### [Set task]
Examine the entries and show every line in which the word "this" is found.

### [Provided records]
►

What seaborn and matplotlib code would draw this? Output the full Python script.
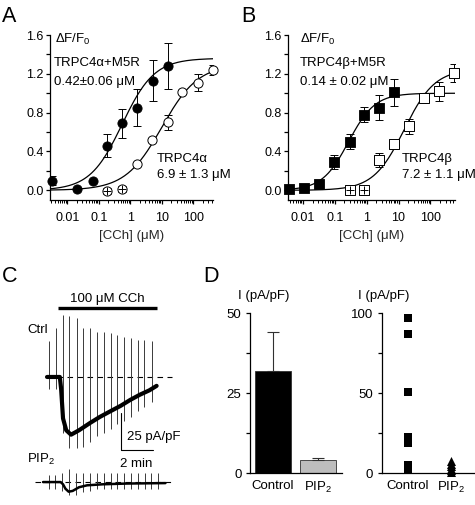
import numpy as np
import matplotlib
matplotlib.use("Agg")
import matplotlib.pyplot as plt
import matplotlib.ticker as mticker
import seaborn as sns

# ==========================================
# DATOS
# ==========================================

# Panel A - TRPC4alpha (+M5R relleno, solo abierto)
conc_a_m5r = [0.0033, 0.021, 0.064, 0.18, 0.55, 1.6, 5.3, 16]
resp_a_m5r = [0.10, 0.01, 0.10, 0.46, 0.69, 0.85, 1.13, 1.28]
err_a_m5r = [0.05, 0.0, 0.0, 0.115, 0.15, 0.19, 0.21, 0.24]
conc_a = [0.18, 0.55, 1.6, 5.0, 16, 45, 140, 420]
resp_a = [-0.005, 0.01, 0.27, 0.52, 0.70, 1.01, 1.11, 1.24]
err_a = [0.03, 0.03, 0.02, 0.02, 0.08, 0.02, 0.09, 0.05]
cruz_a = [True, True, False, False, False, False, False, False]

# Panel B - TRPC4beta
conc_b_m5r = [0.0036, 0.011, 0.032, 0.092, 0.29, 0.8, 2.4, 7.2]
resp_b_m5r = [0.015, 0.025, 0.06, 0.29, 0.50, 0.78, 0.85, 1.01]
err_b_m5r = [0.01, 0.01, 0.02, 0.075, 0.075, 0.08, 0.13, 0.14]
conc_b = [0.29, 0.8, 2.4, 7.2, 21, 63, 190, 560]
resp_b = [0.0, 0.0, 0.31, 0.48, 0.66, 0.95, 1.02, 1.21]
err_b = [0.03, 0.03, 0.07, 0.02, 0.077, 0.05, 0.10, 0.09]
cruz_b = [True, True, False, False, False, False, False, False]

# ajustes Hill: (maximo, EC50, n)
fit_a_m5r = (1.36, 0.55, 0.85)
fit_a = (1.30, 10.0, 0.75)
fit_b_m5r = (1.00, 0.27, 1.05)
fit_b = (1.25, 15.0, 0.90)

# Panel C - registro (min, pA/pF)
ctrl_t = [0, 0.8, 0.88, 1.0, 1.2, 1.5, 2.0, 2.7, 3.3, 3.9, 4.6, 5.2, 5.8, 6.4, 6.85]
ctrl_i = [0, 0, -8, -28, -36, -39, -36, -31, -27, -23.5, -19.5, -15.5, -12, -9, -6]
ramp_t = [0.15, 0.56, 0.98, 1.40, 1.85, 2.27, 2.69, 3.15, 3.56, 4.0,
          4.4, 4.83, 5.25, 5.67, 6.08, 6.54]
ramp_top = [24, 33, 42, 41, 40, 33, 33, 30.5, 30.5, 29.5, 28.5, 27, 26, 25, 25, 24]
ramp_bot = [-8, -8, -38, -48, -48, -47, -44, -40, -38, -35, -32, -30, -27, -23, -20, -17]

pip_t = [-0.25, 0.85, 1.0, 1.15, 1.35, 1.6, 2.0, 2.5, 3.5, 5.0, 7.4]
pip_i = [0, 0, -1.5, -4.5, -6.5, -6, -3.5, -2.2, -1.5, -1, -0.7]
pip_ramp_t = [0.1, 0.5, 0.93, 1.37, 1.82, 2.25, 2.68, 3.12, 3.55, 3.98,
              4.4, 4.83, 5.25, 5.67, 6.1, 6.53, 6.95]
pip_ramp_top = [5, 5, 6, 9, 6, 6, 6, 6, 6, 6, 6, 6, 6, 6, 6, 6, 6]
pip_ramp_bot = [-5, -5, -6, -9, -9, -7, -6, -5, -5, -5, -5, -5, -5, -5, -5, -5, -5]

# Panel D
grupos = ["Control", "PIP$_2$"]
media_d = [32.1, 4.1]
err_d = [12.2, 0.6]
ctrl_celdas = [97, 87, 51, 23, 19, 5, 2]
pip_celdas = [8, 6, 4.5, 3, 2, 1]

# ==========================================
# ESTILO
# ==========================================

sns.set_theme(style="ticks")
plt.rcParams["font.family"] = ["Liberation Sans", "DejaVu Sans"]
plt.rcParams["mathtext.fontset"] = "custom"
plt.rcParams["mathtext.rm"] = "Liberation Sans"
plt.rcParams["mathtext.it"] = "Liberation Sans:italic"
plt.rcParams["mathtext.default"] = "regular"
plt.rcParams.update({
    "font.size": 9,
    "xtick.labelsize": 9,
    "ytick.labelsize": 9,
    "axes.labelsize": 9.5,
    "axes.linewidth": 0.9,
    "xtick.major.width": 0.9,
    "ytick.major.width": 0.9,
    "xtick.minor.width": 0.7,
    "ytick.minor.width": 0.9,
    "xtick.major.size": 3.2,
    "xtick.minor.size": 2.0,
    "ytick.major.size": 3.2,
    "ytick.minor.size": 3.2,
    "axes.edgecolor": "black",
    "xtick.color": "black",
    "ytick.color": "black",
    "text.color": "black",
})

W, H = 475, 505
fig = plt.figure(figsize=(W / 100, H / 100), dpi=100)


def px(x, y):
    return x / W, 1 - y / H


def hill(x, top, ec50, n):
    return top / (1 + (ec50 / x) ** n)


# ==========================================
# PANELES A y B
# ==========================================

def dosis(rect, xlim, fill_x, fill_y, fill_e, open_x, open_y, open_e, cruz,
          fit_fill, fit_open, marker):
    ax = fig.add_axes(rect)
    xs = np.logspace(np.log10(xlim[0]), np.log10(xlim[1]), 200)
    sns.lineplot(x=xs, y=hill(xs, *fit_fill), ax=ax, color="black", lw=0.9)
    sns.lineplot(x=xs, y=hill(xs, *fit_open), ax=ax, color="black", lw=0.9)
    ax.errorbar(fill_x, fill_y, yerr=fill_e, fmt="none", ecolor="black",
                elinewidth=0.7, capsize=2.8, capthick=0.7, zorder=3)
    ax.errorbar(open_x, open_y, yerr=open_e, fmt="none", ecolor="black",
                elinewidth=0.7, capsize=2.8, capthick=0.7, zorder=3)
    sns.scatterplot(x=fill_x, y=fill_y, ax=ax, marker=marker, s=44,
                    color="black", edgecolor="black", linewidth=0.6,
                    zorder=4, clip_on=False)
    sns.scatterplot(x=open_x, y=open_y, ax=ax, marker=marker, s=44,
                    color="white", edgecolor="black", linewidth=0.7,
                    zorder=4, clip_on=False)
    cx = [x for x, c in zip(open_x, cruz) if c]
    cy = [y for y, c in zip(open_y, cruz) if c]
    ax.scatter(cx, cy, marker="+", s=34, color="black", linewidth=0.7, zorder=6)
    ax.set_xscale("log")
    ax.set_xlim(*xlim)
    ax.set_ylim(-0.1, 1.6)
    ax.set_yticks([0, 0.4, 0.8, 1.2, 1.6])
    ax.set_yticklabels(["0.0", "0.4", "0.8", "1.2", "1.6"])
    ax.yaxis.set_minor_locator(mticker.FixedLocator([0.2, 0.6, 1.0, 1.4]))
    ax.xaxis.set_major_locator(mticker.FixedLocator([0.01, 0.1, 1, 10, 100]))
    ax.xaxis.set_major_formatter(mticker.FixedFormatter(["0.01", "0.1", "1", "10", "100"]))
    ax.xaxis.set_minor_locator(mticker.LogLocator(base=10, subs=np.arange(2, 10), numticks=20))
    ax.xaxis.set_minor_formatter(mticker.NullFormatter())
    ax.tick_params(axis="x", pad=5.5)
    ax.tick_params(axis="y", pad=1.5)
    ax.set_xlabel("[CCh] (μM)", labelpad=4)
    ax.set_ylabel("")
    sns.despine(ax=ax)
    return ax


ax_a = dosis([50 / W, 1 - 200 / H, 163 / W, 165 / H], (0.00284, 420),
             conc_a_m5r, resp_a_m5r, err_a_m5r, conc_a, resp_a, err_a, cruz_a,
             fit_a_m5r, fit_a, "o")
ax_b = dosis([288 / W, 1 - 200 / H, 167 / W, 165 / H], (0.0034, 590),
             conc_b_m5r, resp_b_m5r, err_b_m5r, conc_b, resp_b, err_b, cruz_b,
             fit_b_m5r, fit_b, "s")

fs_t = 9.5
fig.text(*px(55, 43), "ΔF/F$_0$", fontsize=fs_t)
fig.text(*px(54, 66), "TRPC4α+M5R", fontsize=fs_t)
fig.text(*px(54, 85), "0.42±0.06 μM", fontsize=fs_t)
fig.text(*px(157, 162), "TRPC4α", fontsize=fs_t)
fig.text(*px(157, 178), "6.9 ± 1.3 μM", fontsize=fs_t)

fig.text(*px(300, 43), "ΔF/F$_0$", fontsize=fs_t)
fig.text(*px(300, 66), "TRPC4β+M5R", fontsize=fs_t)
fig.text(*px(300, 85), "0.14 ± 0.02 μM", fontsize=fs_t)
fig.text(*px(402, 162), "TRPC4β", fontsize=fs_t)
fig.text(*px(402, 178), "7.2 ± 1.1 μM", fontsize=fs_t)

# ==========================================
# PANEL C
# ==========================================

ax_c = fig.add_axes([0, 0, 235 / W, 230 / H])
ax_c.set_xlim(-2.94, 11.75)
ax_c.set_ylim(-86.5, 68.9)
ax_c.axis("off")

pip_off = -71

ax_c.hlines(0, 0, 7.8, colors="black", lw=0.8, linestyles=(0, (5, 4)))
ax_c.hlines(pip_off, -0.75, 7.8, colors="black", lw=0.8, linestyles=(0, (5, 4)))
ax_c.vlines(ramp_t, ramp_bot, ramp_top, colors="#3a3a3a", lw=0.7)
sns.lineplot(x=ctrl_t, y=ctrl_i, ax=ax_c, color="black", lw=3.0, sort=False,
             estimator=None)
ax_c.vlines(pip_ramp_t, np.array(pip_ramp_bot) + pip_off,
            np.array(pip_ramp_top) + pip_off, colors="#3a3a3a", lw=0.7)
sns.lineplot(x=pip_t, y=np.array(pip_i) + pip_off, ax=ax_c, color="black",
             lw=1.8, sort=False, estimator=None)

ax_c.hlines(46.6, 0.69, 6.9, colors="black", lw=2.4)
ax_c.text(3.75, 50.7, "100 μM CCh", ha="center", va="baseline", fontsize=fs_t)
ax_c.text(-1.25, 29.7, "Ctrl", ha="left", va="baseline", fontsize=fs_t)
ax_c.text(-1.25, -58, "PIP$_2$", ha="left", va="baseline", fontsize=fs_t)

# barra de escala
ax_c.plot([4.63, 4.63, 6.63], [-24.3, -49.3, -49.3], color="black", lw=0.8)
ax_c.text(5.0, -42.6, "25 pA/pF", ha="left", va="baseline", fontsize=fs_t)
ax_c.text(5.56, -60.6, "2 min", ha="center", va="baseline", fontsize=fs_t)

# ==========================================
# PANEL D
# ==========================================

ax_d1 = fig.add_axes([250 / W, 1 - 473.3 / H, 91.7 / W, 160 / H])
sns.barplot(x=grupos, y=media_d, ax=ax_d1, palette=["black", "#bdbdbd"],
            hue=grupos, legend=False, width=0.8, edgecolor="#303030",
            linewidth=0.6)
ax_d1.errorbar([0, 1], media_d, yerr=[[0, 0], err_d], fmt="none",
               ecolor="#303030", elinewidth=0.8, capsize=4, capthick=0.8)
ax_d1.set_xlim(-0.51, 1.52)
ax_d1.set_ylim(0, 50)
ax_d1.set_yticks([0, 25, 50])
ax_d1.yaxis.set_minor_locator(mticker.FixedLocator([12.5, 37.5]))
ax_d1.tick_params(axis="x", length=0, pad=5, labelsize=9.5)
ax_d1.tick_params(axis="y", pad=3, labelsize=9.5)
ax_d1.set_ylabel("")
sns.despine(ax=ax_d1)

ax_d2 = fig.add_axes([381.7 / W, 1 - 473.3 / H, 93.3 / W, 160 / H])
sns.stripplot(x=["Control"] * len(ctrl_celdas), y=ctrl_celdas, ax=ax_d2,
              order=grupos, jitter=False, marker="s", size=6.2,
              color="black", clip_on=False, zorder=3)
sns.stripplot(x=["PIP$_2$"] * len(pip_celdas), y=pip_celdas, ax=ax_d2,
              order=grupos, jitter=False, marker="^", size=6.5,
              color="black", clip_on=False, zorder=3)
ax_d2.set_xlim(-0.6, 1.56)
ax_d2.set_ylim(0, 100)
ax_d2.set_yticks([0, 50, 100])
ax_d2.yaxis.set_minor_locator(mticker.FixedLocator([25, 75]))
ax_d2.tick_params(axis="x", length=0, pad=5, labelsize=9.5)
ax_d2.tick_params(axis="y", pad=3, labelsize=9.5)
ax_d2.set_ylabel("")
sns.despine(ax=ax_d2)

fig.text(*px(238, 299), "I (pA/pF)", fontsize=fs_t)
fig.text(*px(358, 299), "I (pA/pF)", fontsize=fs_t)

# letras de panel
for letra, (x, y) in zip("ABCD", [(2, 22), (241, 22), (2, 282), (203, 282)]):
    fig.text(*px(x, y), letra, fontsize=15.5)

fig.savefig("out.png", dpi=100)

◄
►

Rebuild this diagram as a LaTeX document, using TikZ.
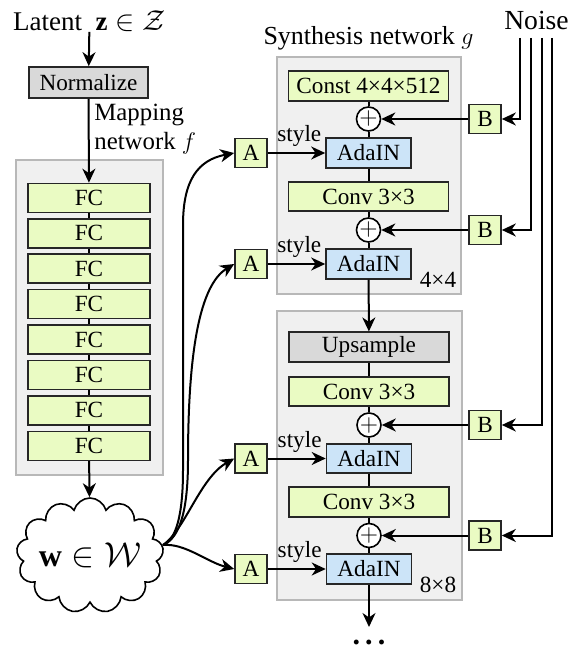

◄
►

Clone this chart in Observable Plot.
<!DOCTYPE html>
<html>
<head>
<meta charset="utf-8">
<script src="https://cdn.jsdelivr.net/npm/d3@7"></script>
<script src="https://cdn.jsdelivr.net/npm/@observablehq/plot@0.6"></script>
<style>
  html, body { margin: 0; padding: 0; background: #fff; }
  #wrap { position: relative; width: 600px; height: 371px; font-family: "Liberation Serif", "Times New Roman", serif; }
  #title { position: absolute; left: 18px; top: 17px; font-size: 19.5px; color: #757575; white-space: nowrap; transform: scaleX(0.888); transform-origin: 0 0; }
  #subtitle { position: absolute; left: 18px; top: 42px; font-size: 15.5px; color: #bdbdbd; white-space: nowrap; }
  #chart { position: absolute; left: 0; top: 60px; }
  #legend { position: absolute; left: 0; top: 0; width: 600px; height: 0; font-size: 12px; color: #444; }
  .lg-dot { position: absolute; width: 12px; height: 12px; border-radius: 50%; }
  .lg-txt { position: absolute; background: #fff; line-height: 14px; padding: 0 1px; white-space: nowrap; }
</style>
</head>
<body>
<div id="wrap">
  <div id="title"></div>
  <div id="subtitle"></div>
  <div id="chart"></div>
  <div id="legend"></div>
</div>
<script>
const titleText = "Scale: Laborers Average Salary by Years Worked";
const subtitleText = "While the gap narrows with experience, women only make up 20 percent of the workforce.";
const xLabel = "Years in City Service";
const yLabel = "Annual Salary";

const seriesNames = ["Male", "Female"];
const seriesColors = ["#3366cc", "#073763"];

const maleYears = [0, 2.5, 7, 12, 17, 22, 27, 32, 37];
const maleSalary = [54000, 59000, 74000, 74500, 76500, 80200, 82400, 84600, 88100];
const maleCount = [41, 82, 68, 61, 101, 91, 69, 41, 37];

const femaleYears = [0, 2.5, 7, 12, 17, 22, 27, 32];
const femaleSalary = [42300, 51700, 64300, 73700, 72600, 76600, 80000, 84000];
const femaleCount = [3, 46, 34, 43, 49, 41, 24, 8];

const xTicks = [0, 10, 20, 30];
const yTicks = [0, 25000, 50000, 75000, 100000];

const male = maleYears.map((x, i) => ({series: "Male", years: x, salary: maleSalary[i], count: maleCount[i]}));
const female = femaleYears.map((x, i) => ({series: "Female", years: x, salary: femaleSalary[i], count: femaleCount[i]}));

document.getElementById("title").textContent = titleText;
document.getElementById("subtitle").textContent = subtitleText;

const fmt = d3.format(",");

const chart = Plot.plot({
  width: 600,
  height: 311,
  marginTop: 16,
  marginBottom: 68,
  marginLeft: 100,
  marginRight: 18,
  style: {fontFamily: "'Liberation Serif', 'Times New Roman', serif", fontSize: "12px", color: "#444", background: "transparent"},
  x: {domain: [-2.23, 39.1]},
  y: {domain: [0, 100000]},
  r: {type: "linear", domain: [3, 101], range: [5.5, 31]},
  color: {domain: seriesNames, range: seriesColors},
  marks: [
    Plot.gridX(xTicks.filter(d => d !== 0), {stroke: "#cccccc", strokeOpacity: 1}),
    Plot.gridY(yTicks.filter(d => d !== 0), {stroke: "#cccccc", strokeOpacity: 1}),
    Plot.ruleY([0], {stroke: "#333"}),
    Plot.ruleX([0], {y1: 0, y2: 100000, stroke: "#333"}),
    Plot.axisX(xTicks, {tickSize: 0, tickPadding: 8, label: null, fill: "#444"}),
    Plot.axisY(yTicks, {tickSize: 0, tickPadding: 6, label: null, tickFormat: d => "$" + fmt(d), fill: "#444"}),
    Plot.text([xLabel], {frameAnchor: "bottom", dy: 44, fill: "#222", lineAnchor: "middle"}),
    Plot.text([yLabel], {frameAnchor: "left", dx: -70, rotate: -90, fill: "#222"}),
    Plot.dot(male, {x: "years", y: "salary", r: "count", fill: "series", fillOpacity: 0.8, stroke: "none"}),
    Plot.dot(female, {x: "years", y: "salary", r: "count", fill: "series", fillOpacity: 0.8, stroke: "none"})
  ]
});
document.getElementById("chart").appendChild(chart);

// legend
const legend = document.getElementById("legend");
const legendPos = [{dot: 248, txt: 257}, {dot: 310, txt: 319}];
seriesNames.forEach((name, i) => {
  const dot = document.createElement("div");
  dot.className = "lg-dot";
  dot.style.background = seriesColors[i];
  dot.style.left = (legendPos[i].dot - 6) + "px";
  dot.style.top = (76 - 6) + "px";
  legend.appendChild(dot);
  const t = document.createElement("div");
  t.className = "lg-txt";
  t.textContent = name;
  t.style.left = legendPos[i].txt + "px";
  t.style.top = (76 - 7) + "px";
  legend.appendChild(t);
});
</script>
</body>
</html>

◄

### [Full solution]
What seaborn and matplotlib code would draw this? Output the full Python script.
Rebuild this diagram as a LaTeX document, using TikZ.
Clone this chart in Observable Plot.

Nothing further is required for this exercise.